The short answer is: for data consistency (aka "to prevent data corruption.")
Longer version: When backup/replication software read VMDKs, they do so from outside the guest and limited visibility of what the guest is doing. Example timeline:
* 18:00: you kick off your backup or replication
* 18:10: your job reaches block 1,000 (arbitrary number)
* 18:11: the application running inside the VM modifies block 999 and block 2,000 using data that is interdependent
(say, a database file and a transaction log entry, or a filesystem table and an associated file.)
* 18:20: your backup/replication job reaches block 2,000, which is now inconsistent with block 999, making the resulting backup potentially unusable
To avoid the situation above, all image-based backups
must take a snapshot of a VM to get a consistent view of the VM throughout the backup process. In practice, the underlying VMDK then effectively becomes read-only and can be backed up more or less like a regular file. All writes get redirected to the snapshot ("delta") disk.

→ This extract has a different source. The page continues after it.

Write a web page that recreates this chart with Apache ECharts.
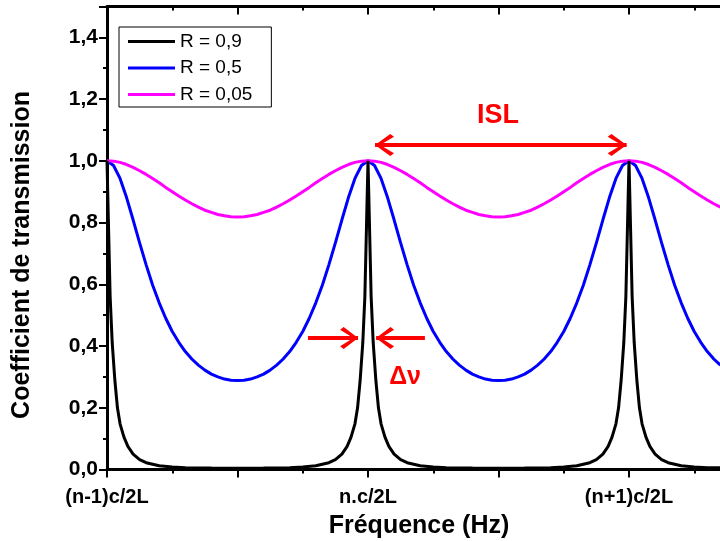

There are all sorts of clever tricks with change block tracking etc. that can help with this in certain circumstances like Storage VMotion, but for the most part the above applies.
Although you could manipulate where snapshots are written to, IMO the best course of action would be to fix the underlying space issue. A general rule of thumb - unrelated to Veeam - is to always have "enough" (10-15%) free space on a VMFS volume. In the past this added some additional cost, but in this day of thin provisioning and fairly effective space reclamation, it is not usually a problem provided that not all your volumes "spike" at the same time.
Rather than free space, the biggest challenge with larger snapshots tend to be the impact of committing them back to the base disk, due to the fact that VMware snapshots are not copy-on-write. (If you will, the performance impact is after-the-fact, rather than during the snapshot's lifespan.)
From a general interest point of view: the amount of time the snapshot is open on the VMware side can be reduced in several ways, of which the most efficient tends to be to use storage arrays that can offload the snapshot for you at hardware level. In that case the snapshot (at the VMware end) is open only for a few seconds while the underlying hardware creates its own snapshot (which remains open for the remainder of the backup window.) Other ways of reducing the time are basically just to make sure the backup completes faster - make the VM smaller, use faster storage/network, etc.